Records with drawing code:
________________________________________

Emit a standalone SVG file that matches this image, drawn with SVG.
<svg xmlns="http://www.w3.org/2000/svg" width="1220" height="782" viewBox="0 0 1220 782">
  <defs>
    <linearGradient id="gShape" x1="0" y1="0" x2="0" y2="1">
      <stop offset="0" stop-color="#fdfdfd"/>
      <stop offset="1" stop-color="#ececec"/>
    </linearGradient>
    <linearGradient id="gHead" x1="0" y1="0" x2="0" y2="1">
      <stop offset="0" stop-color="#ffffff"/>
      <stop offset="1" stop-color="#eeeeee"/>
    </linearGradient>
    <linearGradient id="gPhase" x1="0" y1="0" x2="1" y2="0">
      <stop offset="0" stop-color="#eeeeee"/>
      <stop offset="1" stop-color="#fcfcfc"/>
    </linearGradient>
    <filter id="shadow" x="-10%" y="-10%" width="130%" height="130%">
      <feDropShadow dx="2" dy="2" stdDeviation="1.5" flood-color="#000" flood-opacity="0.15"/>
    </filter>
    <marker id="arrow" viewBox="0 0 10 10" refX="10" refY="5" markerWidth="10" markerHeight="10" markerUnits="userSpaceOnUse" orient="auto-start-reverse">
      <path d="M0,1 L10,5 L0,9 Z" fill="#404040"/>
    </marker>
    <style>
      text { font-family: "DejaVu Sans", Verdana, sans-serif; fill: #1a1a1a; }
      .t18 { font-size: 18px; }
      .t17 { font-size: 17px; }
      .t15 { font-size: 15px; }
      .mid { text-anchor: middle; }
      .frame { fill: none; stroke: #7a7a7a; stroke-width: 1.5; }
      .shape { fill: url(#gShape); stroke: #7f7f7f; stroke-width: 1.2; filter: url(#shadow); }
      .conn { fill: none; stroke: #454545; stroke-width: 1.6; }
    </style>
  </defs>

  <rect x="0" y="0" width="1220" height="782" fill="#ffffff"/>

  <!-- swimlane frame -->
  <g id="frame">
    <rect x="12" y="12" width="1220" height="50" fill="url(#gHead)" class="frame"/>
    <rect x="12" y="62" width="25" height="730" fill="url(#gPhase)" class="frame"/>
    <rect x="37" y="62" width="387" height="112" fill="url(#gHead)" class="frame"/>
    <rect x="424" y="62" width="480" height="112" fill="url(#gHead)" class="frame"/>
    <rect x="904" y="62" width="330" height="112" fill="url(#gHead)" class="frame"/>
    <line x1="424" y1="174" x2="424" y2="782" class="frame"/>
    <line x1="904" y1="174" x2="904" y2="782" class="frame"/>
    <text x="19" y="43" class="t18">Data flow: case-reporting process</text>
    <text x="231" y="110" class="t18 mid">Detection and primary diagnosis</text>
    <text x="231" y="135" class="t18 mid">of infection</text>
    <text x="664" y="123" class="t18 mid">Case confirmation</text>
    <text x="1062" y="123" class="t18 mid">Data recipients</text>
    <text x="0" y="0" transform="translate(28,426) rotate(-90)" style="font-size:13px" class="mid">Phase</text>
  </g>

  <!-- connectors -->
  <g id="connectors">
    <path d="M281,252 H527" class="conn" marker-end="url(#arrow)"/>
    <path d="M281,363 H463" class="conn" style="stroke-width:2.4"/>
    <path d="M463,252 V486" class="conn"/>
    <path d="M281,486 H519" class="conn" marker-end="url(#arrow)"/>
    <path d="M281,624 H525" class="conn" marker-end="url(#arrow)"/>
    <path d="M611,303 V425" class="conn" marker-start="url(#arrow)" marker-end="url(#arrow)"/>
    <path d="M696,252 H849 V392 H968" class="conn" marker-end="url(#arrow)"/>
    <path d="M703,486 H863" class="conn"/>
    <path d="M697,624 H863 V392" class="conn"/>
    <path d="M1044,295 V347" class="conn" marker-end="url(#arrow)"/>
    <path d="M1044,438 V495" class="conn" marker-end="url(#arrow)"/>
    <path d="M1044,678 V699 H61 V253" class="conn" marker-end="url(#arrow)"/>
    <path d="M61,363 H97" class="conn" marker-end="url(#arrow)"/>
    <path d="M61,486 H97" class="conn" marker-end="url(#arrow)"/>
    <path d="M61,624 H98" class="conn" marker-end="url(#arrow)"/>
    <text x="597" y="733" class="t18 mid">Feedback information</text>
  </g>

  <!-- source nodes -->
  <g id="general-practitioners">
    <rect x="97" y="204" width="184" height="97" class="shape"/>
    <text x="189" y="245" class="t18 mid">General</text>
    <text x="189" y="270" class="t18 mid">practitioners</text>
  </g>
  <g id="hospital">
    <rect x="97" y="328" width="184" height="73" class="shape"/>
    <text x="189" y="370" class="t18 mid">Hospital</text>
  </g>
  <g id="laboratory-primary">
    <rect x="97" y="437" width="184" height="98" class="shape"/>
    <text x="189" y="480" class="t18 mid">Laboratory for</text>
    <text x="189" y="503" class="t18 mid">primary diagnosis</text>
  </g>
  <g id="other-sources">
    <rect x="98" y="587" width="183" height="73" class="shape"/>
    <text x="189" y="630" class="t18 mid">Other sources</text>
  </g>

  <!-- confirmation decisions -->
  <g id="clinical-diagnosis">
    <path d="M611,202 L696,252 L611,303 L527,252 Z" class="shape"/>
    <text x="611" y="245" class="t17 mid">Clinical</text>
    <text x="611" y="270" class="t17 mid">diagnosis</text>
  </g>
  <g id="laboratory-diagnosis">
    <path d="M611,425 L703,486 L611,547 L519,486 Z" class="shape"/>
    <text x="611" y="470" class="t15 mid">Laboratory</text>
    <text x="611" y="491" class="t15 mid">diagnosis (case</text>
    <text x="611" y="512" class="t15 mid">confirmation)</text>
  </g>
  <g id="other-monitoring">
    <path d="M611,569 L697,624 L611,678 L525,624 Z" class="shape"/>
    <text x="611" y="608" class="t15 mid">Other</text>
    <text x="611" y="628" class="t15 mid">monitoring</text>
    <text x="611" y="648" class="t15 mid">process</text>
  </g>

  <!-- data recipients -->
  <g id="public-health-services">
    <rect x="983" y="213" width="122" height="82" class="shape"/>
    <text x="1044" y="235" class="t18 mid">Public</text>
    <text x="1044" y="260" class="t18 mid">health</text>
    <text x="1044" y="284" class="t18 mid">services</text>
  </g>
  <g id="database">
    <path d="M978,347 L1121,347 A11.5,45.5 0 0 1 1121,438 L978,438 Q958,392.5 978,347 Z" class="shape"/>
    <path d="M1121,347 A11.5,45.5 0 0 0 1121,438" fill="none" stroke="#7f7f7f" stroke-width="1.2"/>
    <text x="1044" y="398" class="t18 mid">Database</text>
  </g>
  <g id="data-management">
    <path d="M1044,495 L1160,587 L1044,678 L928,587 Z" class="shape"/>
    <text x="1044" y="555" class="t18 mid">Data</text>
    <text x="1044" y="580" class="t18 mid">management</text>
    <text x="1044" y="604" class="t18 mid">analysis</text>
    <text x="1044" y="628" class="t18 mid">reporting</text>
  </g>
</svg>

________________________________________

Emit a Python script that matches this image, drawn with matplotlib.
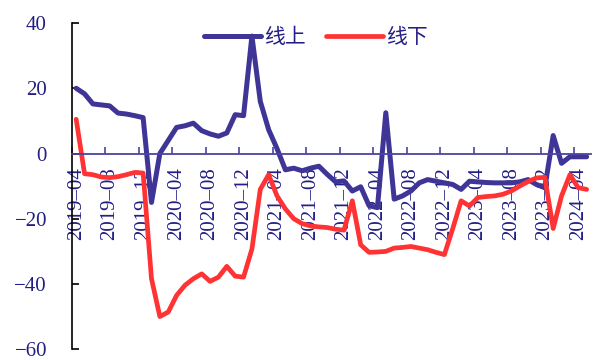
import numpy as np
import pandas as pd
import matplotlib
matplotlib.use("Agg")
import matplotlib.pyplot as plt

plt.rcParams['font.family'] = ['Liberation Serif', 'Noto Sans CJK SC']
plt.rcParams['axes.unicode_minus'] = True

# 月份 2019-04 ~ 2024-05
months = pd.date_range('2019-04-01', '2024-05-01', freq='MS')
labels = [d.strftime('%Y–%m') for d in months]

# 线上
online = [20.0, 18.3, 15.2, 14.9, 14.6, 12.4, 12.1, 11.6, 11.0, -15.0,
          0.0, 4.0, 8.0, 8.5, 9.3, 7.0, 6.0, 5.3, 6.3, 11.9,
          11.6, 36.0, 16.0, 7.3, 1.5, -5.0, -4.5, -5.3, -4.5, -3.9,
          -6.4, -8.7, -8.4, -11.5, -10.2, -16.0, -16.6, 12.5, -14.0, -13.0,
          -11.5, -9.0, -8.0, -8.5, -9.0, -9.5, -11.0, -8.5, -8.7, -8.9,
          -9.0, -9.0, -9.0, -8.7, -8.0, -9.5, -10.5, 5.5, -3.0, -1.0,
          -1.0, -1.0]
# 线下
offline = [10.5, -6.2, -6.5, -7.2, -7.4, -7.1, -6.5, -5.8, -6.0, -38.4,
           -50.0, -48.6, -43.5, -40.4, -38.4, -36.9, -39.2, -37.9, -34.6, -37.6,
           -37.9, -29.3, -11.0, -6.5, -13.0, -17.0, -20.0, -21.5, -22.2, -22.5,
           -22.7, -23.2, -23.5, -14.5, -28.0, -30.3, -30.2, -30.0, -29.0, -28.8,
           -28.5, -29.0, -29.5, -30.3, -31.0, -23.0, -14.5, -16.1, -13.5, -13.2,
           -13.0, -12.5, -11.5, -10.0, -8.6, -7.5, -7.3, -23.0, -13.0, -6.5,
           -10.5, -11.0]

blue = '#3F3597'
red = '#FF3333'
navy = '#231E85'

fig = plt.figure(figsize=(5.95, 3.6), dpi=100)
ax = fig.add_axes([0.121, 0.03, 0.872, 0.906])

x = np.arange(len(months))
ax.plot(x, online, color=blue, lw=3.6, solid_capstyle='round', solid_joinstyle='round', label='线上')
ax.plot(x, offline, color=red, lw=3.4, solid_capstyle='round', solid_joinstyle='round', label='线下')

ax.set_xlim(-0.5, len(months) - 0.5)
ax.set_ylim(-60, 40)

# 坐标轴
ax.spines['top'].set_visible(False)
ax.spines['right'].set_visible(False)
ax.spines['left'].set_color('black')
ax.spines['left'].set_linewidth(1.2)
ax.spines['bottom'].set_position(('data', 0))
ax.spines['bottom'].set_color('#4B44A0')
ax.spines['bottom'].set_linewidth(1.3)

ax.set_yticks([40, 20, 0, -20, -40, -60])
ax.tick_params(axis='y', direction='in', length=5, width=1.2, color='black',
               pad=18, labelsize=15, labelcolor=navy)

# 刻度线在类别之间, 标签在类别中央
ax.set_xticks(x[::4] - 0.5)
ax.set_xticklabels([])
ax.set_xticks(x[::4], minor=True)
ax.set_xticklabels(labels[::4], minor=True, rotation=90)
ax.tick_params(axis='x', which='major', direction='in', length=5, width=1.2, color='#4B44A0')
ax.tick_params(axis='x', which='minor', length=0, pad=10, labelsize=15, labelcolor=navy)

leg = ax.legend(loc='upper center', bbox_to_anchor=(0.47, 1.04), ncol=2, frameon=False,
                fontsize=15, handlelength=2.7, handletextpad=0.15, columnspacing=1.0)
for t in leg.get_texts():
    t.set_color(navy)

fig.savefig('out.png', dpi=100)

________________________________________

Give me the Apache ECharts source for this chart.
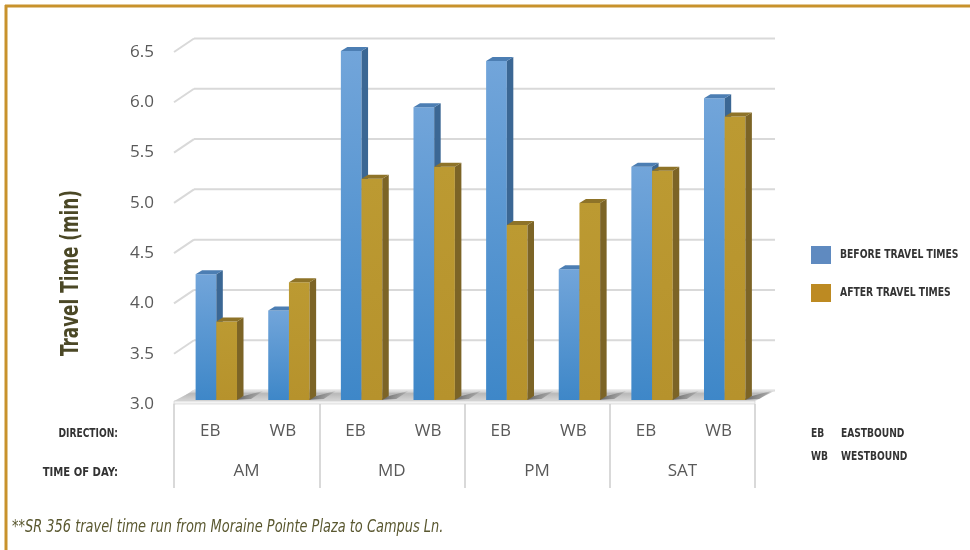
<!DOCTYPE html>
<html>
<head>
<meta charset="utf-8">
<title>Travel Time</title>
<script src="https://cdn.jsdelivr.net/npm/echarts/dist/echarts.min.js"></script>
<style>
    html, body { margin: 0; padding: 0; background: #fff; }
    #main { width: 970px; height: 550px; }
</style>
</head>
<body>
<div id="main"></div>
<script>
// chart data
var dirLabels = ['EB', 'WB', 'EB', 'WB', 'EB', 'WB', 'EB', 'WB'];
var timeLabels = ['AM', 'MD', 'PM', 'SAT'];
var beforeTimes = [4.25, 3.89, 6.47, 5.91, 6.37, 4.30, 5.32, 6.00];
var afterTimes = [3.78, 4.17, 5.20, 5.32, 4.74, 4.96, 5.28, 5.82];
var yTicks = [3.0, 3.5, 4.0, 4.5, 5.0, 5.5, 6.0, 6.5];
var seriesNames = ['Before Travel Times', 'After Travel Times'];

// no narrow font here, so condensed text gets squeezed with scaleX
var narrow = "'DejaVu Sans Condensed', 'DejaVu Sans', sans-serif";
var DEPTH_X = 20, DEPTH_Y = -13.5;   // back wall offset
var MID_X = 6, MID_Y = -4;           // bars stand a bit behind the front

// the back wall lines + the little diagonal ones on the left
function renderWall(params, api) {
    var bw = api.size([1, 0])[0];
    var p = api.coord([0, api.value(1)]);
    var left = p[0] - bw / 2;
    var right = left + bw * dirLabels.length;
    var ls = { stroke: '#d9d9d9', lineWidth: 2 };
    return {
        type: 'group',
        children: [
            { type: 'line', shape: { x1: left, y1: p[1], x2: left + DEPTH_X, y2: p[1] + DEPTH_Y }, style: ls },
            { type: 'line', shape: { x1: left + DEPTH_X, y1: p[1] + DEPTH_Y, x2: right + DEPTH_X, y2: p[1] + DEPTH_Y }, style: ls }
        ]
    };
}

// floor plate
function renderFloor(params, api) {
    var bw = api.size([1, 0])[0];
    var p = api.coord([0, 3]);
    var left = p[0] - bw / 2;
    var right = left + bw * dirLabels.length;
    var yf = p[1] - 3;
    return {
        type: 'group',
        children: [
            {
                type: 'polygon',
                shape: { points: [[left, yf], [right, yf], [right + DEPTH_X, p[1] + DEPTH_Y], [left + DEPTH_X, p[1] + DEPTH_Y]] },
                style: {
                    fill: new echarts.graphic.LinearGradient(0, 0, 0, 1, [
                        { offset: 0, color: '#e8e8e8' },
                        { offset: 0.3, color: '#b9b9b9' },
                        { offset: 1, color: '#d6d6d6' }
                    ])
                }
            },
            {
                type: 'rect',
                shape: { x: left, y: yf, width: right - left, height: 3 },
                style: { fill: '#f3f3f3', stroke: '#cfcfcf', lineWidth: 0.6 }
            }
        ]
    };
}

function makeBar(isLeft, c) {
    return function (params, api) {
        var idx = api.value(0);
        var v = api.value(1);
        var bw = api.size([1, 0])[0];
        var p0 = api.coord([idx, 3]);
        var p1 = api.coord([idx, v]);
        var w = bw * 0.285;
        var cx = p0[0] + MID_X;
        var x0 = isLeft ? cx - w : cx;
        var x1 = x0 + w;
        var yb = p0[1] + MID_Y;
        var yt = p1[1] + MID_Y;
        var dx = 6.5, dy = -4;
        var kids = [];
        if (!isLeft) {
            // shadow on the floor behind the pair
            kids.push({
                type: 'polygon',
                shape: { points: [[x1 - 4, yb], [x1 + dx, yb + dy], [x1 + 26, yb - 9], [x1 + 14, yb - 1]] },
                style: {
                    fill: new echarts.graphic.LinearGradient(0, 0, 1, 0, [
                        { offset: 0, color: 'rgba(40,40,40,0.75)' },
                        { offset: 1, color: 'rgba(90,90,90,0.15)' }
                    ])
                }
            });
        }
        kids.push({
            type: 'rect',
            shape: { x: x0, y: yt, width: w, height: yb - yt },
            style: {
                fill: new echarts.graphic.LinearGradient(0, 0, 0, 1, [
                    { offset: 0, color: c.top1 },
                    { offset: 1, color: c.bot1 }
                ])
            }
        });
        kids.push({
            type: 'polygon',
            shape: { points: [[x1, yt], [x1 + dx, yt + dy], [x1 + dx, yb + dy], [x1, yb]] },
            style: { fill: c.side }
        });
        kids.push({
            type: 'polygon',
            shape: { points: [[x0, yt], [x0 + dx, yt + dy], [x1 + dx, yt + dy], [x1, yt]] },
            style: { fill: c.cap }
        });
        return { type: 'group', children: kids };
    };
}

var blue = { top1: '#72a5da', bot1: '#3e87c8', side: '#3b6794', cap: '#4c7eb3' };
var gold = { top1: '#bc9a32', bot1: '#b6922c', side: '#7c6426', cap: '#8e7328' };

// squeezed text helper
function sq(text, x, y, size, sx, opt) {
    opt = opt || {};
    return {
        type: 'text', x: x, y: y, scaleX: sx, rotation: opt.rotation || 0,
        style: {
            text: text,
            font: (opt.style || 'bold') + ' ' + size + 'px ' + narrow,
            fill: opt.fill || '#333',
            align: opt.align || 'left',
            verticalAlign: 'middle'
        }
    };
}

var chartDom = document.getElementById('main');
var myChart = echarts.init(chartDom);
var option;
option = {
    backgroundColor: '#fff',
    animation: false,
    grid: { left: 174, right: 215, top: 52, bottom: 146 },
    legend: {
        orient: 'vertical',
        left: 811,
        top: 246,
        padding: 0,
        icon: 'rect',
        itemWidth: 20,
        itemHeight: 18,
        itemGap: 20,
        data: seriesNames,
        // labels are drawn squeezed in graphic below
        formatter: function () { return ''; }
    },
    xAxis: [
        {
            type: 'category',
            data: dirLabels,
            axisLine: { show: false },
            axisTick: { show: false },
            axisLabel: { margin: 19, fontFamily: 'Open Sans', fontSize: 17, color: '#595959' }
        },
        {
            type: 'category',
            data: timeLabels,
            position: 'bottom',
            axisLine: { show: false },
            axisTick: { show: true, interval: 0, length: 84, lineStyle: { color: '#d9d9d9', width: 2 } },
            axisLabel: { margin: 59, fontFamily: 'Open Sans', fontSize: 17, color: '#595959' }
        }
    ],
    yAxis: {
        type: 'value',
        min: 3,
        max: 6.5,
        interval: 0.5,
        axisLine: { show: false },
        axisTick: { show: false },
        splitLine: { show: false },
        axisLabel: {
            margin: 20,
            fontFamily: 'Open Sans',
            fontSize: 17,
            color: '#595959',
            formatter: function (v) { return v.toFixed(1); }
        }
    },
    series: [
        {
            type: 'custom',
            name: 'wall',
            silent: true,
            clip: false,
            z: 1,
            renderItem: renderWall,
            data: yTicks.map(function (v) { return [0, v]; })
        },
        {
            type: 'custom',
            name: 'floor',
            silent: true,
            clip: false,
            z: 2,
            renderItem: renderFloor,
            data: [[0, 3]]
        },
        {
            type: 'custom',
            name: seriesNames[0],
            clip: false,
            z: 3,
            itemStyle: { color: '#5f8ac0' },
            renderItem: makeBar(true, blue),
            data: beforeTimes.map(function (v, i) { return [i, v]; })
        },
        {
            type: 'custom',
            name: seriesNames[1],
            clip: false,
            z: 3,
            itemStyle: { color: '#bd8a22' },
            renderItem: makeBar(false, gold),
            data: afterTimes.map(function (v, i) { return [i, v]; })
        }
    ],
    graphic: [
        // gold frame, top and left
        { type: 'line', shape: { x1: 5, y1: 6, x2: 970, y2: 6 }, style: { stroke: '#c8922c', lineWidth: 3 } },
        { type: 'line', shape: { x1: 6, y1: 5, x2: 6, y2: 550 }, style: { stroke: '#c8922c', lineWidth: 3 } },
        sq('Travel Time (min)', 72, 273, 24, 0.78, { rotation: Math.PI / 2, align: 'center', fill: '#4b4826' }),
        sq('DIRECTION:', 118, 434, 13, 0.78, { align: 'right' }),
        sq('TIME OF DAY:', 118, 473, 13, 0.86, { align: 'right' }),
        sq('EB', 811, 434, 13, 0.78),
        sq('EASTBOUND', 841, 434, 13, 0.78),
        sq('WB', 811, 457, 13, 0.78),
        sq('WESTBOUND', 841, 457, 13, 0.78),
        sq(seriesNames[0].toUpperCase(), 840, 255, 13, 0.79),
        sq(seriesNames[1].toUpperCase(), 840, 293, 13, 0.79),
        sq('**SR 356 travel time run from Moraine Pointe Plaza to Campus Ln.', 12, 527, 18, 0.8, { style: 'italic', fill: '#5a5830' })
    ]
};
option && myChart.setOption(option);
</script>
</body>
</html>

________________________________________

» **EXERCISE**:
Using the listing above, repeat word for word each line from the one with "Give me the" down to the one with "var MID_X = 6, MID_Y", both included. Omit all pictures.

» **COMPLETE RESPONSE**:
Give me the Apache ECharts source for this chart.
<!DOCTYPE html>
<html>
<head>
<meta charset="utf-8">
<title>Travel Time</title>
<script src="https://cdn.jsdelivr.net/npm/echarts/dist/echarts.min.js"></script>
<style>
    html, body { margin: 0; padding: 0; background: #fff; }
    #main { width: 970px; height: 550px; }
</style>
</head>
<body>
<div id="main"></div>
<script>
// chart data
var dirLabels = ['EB', 'WB', 'EB', 'WB', 'EB', 'WB', 'EB', 'WB'];
var timeLabels = ['AM', 'MD', 'PM', 'SAT'];
var beforeTimes = [4.25, 3.89, 6.47, 5.91, 6.37, 4.30, 5.32, 6.00];
var afterTimes = [3.78, 4.17, 5.20, 5.32, 4.74, 4.96, 5.28, 5.82];
var yTicks = [3.0, 3.5, 4.0, 4.5, 5.0, 5.5, 6.0, 6.5];
var seriesNames = ['Before Travel Times', 'After Travel Times'];

// no narrow font here, so condensed text gets squeezed with scaleX
var narrow = "'DejaVu Sans Condensed', 'DejaVu Sans', sans-serif";
var DEPTH_X = 20, DEPTH_Y = -13.5;   // back wall offset
var MID_X = 6, MID_Y = -4;           // bars stand a bit behind the front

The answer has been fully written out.